Longing for the Future
Words by Edgar Allen Beem
David Graeme Baker paints small-town Maine kids waiting for life to begin.
On the easel in a Hancock studio stands a work in progress, an oil painting of a teenage girl wearing a skull-and-bones T-shirt standing on a dock holding a Hula-Hoop. She seems suspended between girlhood and adulthood. A teenage boy sits on the dock beside her lost in his own thoughts.
This is the quiet, reflective world of David Graeme Baker, one of Maine’s rare figurative realists. Other paintings evoke a similar sense of suspended time.
Three teens, a boy and two girls, loiter outside a VFW hall waiting for something to happen. Two boys lounge on a couch, one reading, the other dozing. A blond girl in a fetching blue dress and matching knit hat with pom-pom stands in an empty municipal parking lot scarred with rubber tracks where local boys have been “doing doughnuts.” A pregnant teenager stands in a snowy yard. Like all of the young people in Baker’s paintings, she is expectant, only more so, waiting for life to start.
“Other than portraits, most of my paintings have been of young people,” says Baker, a trim, fit, athletic man of 50, his bald head and rimless glasses giving him a bit of an academic air. “It’s not nostalgia exactly. It’s reliving your childhood and trying to figure it out. There seems to be this Maine reality. Young people can’t wait to get out. It’s as though they are longing for the future.”
David Baker views this small-town Maine ethos as an outsider, not just as an adult and an artist but also as a man who has always stood outside his immediate experience.
David Graeme Baker was born in Cape Town, South Africa. His family came to the U.S. when he was 1½ and he grew up mostly in Erie, Pennsylvania. His education was something of a dialectical pendulum swing from the conservative prep school The Hill School to liberal Wesleyan University and then back to a very traditional art school in the Pennsylvania Academy of the Fine Arts (PAFA).

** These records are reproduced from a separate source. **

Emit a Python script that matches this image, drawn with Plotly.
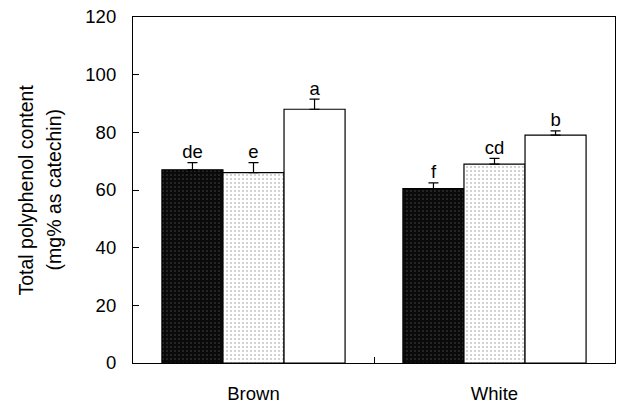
import plotly.graph_objects as go

categories = ["Brown", "White"]
series_names = ["Treatment 1", "Treatment 2", "Treatment 3"]
values = [
    [67.0, 60.5],
    [66.0, 69.0],
    [88.0, 79.0],
]
errors = [
    [2.5, 2.0],
    [3.5, 2.0],
    [3.5, 1.5],
]
letters = [
    ["de", "f"],
    ["e", "cd"],
    ["a", "b"],
]
y_ticks = [0, 20, 40, 60, 80, 100, 120]

styles = [
    dict(bg="#0a0a0a", fg="#8a8a8a", size=4, solidity=0.12),
    dict(bg="#ffffff", fg="#8f8f8f", size=4, solidity=0.22),
    dict(bg="#ffffff", fg="#ffffff", size=4, solidity=0.0),
]

FONT = "Liberation Sans, Arial, sans-serif"
fig = go.Figure()

for i in range(3):
    st = styles[i]
    fig.add_trace(go.Bar(
        x=categories, y=values[i], name=series_names[i],
        offsetgroup=str(i),
        marker=dict(
            color=st["bg"],
            line=dict(color="black", width=1.2),
            pattern=dict(shape="." if st["solidity"] > 0 else "",
                         fgcolor=st["fg"], bgcolor=st["bg"],
                         size=st["size"], solidity=st["solidity"] if st["solidity"] > 0 else 0.3),
        ),
        error_y=dict(type="data", array=errors[i], arrayminus=[0] * len(errors[i]),
                     symmetric=False, color="black", thickness=1.2, width=5),
        showlegend=False,
    ))

for i in range(3):
    tops = [v + e for v, e in zip(values[i], errors[i])]
    fig.add_trace(go.Scatter(
        x=categories, y=tops, mode="text", text=letters[i],
        textposition="top center", offsetgroup=str(i),
        textfont=dict(size=18.5, color="black", family=FONT),
        showlegend=False, hoverinfo="skip",
    ))

fig.update_layout(
    width=621, height=406,
    margin=dict(l=133, r=6, t=17, b=43),
    paper_bgcolor="white", plot_bgcolor="white",
    barmode="group", bargap=0.24, bargroupgap=0,
    scattermode="group", scattergap=0.24,
    font=dict(family=FONT, size=18.5, color="black"),
    showlegend=False,
)
fig.update_xaxes(
    type="category", showline=True, linecolor="black", linewidth=1.2, mirror=True,
    ticks="inside", tickson="boundaries", ticklen=6, tickcolor="black",
    showgrid=False, zeroline=False, ticklabelstandoff=14, automargin=False,
    tickfont=dict(size=18.5),
)
fig.update_yaxes(
    range=[0, 120], tickvals=y_ticks, showline=True, linecolor="black", linewidth=1.2,
    mirror=True, ticks="inside", ticklen=6, tickcolor="black",
    showgrid=False, zeroline=False, ticklabelstandoff=12, automargin=False,
    tickfont=dict(size=18.5),
)
fig.add_annotation(text="Total polyphenol content", textangle=-90,
                   xref="paper", yref="paper", x=-0.223, y=0.5,
                   xanchor="center", yanchor="middle", showarrow=False,
                   font=dict(size=19.5, family=FONT))
fig.add_annotation(text="(mg% as catechin)", textangle=-90,
                   xref="paper", yref="paper", x=-0.163, y=0.5,
                   xanchor="center", yanchor="middle", showarrow=False,
                   font=dict(size=19.5, family=FONT))

fig.write_html("out.html", config={"displayModeBar": False},
               post_script="document.body.style.margin='0';document.body.style.padding='0';")
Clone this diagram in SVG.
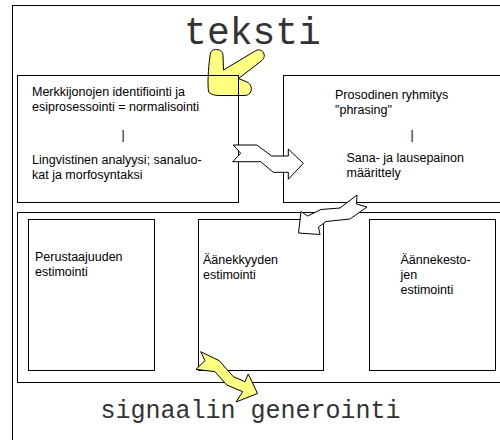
<svg xmlns="http://www.w3.org/2000/svg" width="500" height="440" viewBox="0 0 500 440">
  <style>
    .box { fill: none; stroke: #000; stroke-width: 1; }
    .lbl { font-family: "Liberation Sans", Arial, sans-serif; font-size: 12.5px; fill: #000; }
    .sep { opacity: 0.99; }
    .mono { font-family: "Liberation Mono", "Courier New", monospace; fill: #333; text-anchor: middle; }
    .yellow { fill: #ffff80; stroke: #000; stroke-width: 1; stroke-linejoin: round; }
    .white { fill: #fff; stroke: #000; stroke-width: 1; stroke-linejoin: miter; }
  </style>
  <rect width="500" height="440" fill="#fff"/>

  <!-- outer frame -->
  <rect id="frame" class="box" x="12.5" y="5.5" width="500" height="450"/>

  <text id="title" class="mono" x="252.5" y="44" font-size="38">teksti</text>

  <!-- input arrow from the text into the first stage (lies under the box outlines) -->
  <g id="arrow-in">
    <path class="yellow" d="M 210,56 C 210,50.5 213.5,49.5 216.5,49.5 C 220.5,49.5 223,52 223,55.5 L 223.5,70 L 256,50.5 C 259,49 263,50 264,54 C 265,57 263,60 260,62 L 238.5,78.5 L 247,82 C 251,84 252,88 251,91 C 250,94 248,95.5 244,95.5 L 220,95.5 C 214,95.5 209,94 208.5,91 C 207.5,85 208,70 210,56 Z"/>
  </g>

  <g id="text-analysis">
    <rect class="box" x="17.5" y="75.5" width="221" height="127"/>
    <text class="lbl" x="32" y="96">Merkkijonojen identifiointi ja</text>
    <text class="lbl" x="32" y="110.5">esiprosessointi = normalisointi</text>
    <text class="lbl sep" x="121.5" y="138.5">|</text>
    <text class="lbl" x="32" y="164">Lingvistinen analyysi; sanaluo-</text>
    <text class="lbl" x="32" y="179">kat ja morfosyntaksi</text>
  </g>

  <g id="prosody">
    <rect class="box" x="283.5" y="75.5" width="230" height="127"/>
    <text class="lbl" x="335" y="99">Prosodinen ryhmitys</text>
    <text class="lbl" x="335" y="114">"phrasing"</text>
    <text class="lbl sep" x="410.5" y="138.5">|</text>
    <text class="lbl" x="346.5" y="161.5">Sana- ja lausepainon</text>
    <text class="lbl" x="346.5" y="176.5">määrittely</text>
  </g>

  <g id="estimation">
    <rect class="box" x="17.5" y="212.5" width="500" height="170"/>
    <g id="f0">
      <rect class="box" x="28.5" y="219.5" width="126" height="151"/>
      <text class="lbl" x="35" y="261">Perustaajuuden</text>
      <text class="lbl" x="35" y="276">estimointi</text>
    </g>
    <g id="loudness">
      <rect class="box" x="198.5" y="219.5" width="125" height="151"/>
      <text class="lbl" x="203" y="263.5">Äänekkyyden</text>
      <text class="lbl" x="203" y="278.5">estimointi</text>
    </g>
    <g id="duration">
      <rect class="box" x="369.5" y="219.5" width="126" height="151"/>
      <text class="lbl" x="400.5" y="264">Äännekesto-</text>
      <text class="lbl" x="400.5" y="279">jen</text>
      <text class="lbl" x="400.5" y="294">estimointi</text>
    </g>
  </g>

  <text id="output" class="mono" x="250.5" y="418" font-size="25">signaalin generointi</text>

  <!-- flow arrows between stages -->
  <g id="connectors">
    <path class="white" d="M 233.3,145 L 256.7,145 L 271.7,156 L 288.3,156 L 288.3,149 L 303.3,163.3 L 288.3,179.3 L 288.3,172.3 L 273.3,172.3 L 260.7,161.7 L 232.7,161.7 L 240.7,153.3 Z"/>
    <path class="white" d="M 357,195 L 340,208 L 321,209.5 L 307.5,216 L 301,211.5 L 298.5,233 L 320,234.5 L 318.5,227 L 326,221.5 L 350,219 L 367,207 L 356.5,204 Z"/>
    <path class="yellow" stroke-linejoin="miter" d="M 200.7,351.7 L 219.3,360.7 L 233.3,376.7 L 245,381.7 L 248.3,374 L 257.5,393.5 L 236,402 L 242.7,391.7 L 226.7,385 L 215,371.7 L 196,369.3 L 205,360.7 Z"/>
  </g>
</svg>
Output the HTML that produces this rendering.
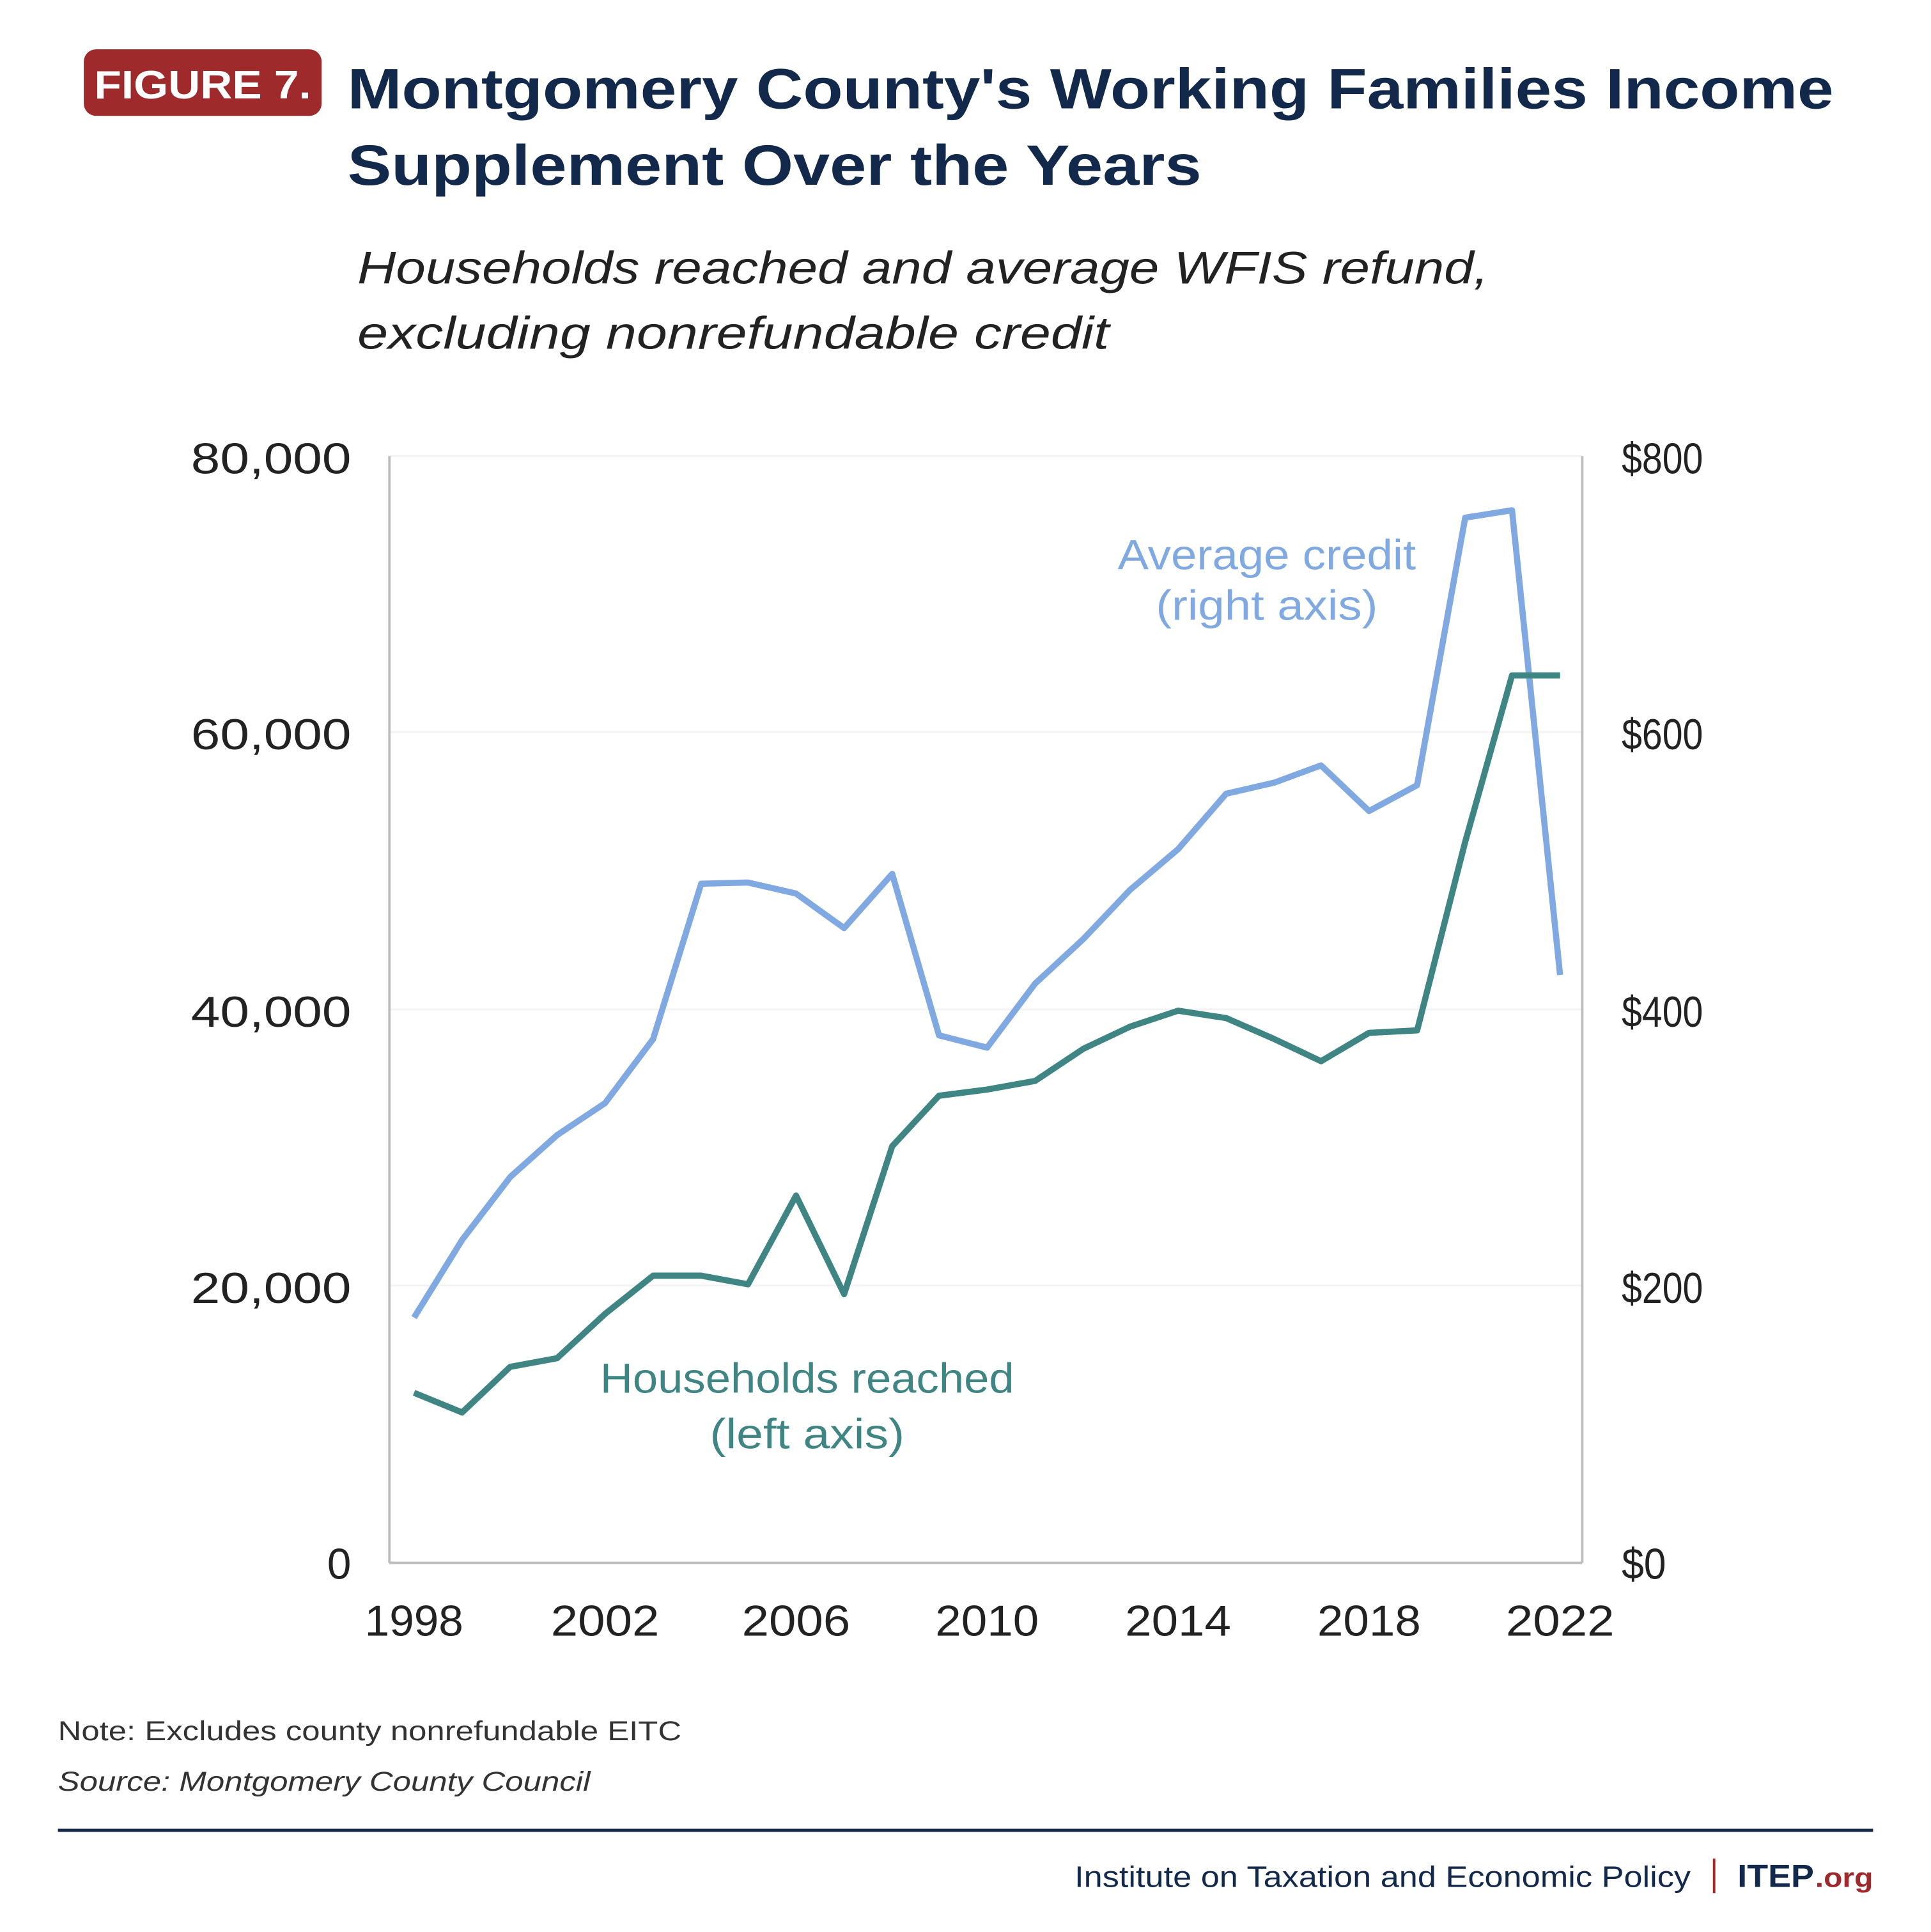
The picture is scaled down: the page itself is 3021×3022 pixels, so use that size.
<!DOCTYPE html>
<html><head><style>html,body{margin:0;padding:0;background:#fff}svg{display:block}</style></head>
<body>
<svg width="3021" height="3022" viewBox="0 0 1567 1567.5" xmlns="http://www.w3.org/2000/svg" font-family="Liberation Sans, sans-serif">
<rect width="1567" height="1568" fill="#fff"/>
<rect x="68" y="40" width="193" height="54" rx="10" fill="#9e2a2b"/>
<text x="164.5" y="80" text-anchor="middle" fill="#fff" font-weight="bold" font-size="32" textLength="176" lengthAdjust="spacingAndGlyphs">FIGURE 7.</text>
<text x="282" y="88" fill="#13294b" font-weight="bold" font-size="46" textLength="1206" lengthAdjust="spacingAndGlyphs">Montgomery County's Working Families Income</text>
<text x="282" y="150" fill="#13294b" font-weight="bold" font-size="46" textLength="693" lengthAdjust="spacingAndGlyphs">Supplement Over the Years</text>
<text x="290" y="230" fill="#222" font-style="italic" font-size="37" textLength="918" lengthAdjust="spacingAndGlyphs">Households reached and average WFIS refund,</text>
<text x="290" y="283" fill="#222" font-style="italic" font-size="37" textLength="610" lengthAdjust="spacingAndGlyphs">excluding nonrefundable credit</text>
<g stroke="#f3f3f3" stroke-width="1.5">
<line x1="316" y1="370" x2="1284" y2="370"/><line x1="316" y1="594" x2="1284" y2="594"/>
<line x1="316" y1="819" x2="1284" y2="819"/><line x1="316" y1="1043" x2="1284" y2="1043"/>
</g>
<g stroke="#bdbdbd" stroke-width="2" fill="none">
<line x1="316" y1="370" x2="316" y2="1268"/><line x1="1284" y1="370" x2="1284" y2="1268"/>
<line x1="316" y1="1268" x2="1284" y2="1268"/>
</g>
<g font-size="35" fill="#222" text-anchor="end">
<text x="285" y="384" textLength="130" lengthAdjust="spacingAndGlyphs">80,000</text><text x="285" y="608" textLength="130" lengthAdjust="spacingAndGlyphs">60,000</text><text x="285" y="833" textLength="130" lengthAdjust="spacingAndGlyphs">40,000</text><text x="285" y="1057" textLength="130" lengthAdjust="spacingAndGlyphs">20,000</text><text x="285" y="1281">0</text>
</g>
<g font-size="35" fill="#222">
<text x="1316" y="384" textLength="66" lengthAdjust="spacingAndGlyphs">$800</text><text x="1316" y="608" textLength="66" lengthAdjust="spacingAndGlyphs">$600</text><text x="1316" y="833" textLength="66" lengthAdjust="spacingAndGlyphs">$400</text><text x="1316" y="1057" textLength="66" lengthAdjust="spacingAndGlyphs">$200</text><text x="1316" y="1281" textLength="36" lengthAdjust="spacingAndGlyphs">$0</text>
</g>
<g font-size="35" fill="#222" text-anchor="middle">
<text x="336" y="1327" textLength="80" lengthAdjust="spacingAndGlyphs">1998</text><text x="491" y="1327" textLength="88" lengthAdjust="spacingAndGlyphs">2002</text><text x="646" y="1327" textLength="88" lengthAdjust="spacingAndGlyphs">2006</text><text x="801" y="1327" textLength="84" lengthAdjust="spacingAndGlyphs">2010</text><text x="956" y="1327" textLength="86" lengthAdjust="spacingAndGlyphs">2014</text><text x="1111" y="1327" textLength="84" lengthAdjust="spacingAndGlyphs">2018</text><text x="1266" y="1327" textLength="88" lengthAdjust="spacingAndGlyphs">2022</text>
</g>
<polyline fill="none" stroke="#7fa9e0" stroke-width="5" stroke-linejoin="round" points="336,1069 375,1006 414,955 452,921 491,895 530,843 569,717 607,716 646,725 685,753 724,709 762,840 801,850 840,798 879,762 917,722 956,689 995,644 1034,635 1072,621 1111,658 1150,637 1189,420 1227,414 1266,791"/>
<polyline fill="none" stroke="#3f8584" stroke-width="5" stroke-linejoin="round" points="336,1130 375,1146 414,1109 452,1102 491,1066 530,1035 569,1035 607,1042 646,970 685,1050 724,930 762,889 801,884 840,877 879,851 917,833 956,820 995,826 1034,843 1072,861 1111,838 1150,836 1189,683 1227,548 1266,548"/>
<g font-size="34" fill="#7fa9e0" text-anchor="middle">
<text x="1028" y="462" textLength="242" lengthAdjust="spacingAndGlyphs">Average credit</text><text x="1028" y="503" textLength="180" lengthAdjust="spacingAndGlyphs">(right axis)</text>
</g>
<g font-size="34" fill="#3f8584" text-anchor="middle">
<text x="655" y="1130" textLength="336" lengthAdjust="spacingAndGlyphs">Households reached</text><text x="655" y="1175" textLength="158" lengthAdjust="spacingAndGlyphs">(left axis)</text>
</g>
<text x="47" y="1412" font-size="22" fill="#333" textLength="506" lengthAdjust="spacingAndGlyphs">Note: Excludes county nonrefundable EITC</text>
<text x="47" y="1453" font-size="22" fill="#333" font-style="italic" textLength="432" lengthAdjust="spacingAndGlyphs">Source: Montgomery County Council</text>
<line x1="47" y1="1485" x2="1520" y2="1485" stroke="#13294b" stroke-width="2.5"/>
<text x="1372" y="1531" font-size="24" fill="#13294b" text-anchor="end" textLength="500" lengthAdjust="spacingAndGlyphs">Institute on Taxation and Economic Policy</text>
<line x1="1391" y1="1508" x2="1391" y2="1536" stroke="#9e2a2b" stroke-width="2"/>
<text x="1410" y="1531" font-size="26" fill="#13294b" font-weight="bold" textLength="62" lengthAdjust="spacingAndGlyphs">ITEP</text>
<text x="1473" y="1531" font-size="22" fill="#9e2a2b" font-weight="bold" textLength="47" lengthAdjust="spacingAndGlyphs">.org</text>
</svg>
</body></html>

PAFA has historically been a redoubt of figurative realist painters, its graduates in Maine including, in addition to Baker, Bo Bartlett and Brett Bigbee. Where Bartlett creates costume dramas and Bigbee makes iconic portraits of family and friends, Baker has focused on enigmatic slices of adolescent Maine life.
Baker and his wife, Sarah, moved to Maine in 2000 when she was hired as admissions director at the College of the Atlantic (COA). Sarah Ketchum Baker now works in communications at Jackson Laboratory on Mount Desert Island.
In 2002, the couple purchased a spacious old farmhouse on the road to Hancock Point and populated it with two sons, Finn and Corin, and a succession of well-loved Labs. Zizou, the latest, is named for superstar French soccer player Zinedine Zidane. Soccer is a family passion.
The young people who have appeared in Baker’s paintings over the years include his sons, their friends and soccer teammates, COA students, babysitters, and neighbors.
The work in progress in his studio features Baker’s son Finn and Finn’s friend Addi posed on the dock of a camp at a nearby pond. The idea for the painting occurred to the artist when he saw young people Hula-Hooping last summer. It was early fall, as evidenced by the color in the foliage behind Finn and Addi, before Baker actually began the painting, which he was still working on in the dead of winter.
David Baker is a precision realist but not a photorealist. He is not a slave to appearances. Addi was not wearing a skull-and-crossbones T-shirt, for example. Baker made that up. He describes his methodology as “reverse engineering” a painting. First, Baker takes hundreds of photographs and Photoshops them into a composition that pleases him. He then does a series of drawings and small studies to work out color, scale, and visual details before tackling the main event—an oil painting on linen mounted on an aluminum panel.
Of the Finn and Addi painting, Baker says, “The painting is about the dialogue between the two of them. The idea itself is more important to me than the regime of making a painting.”
Finn and Addi are featured in an earlier painting, Imperfect Orbit/No Bingo, that depicts them outside the VFW hall in Ellsworth with another teenage girl. Weary and wary, the young trio seems to be waiting for their ride—or their future—to arrive. “At the heart of humanness is something so fragile, something so dependent on knowing yourself and being close to the people around you,” says Baker. “I find myself wanting to explore that. I’m always happiest in the making.”
To celebrate the people around him, Baker has arranged an exhibition of his work at the Hancock Point School in August. His paintings can also be seen at Dowling Walsh Gallery in Rockland and Artemis Gallery in Northeast Harbor.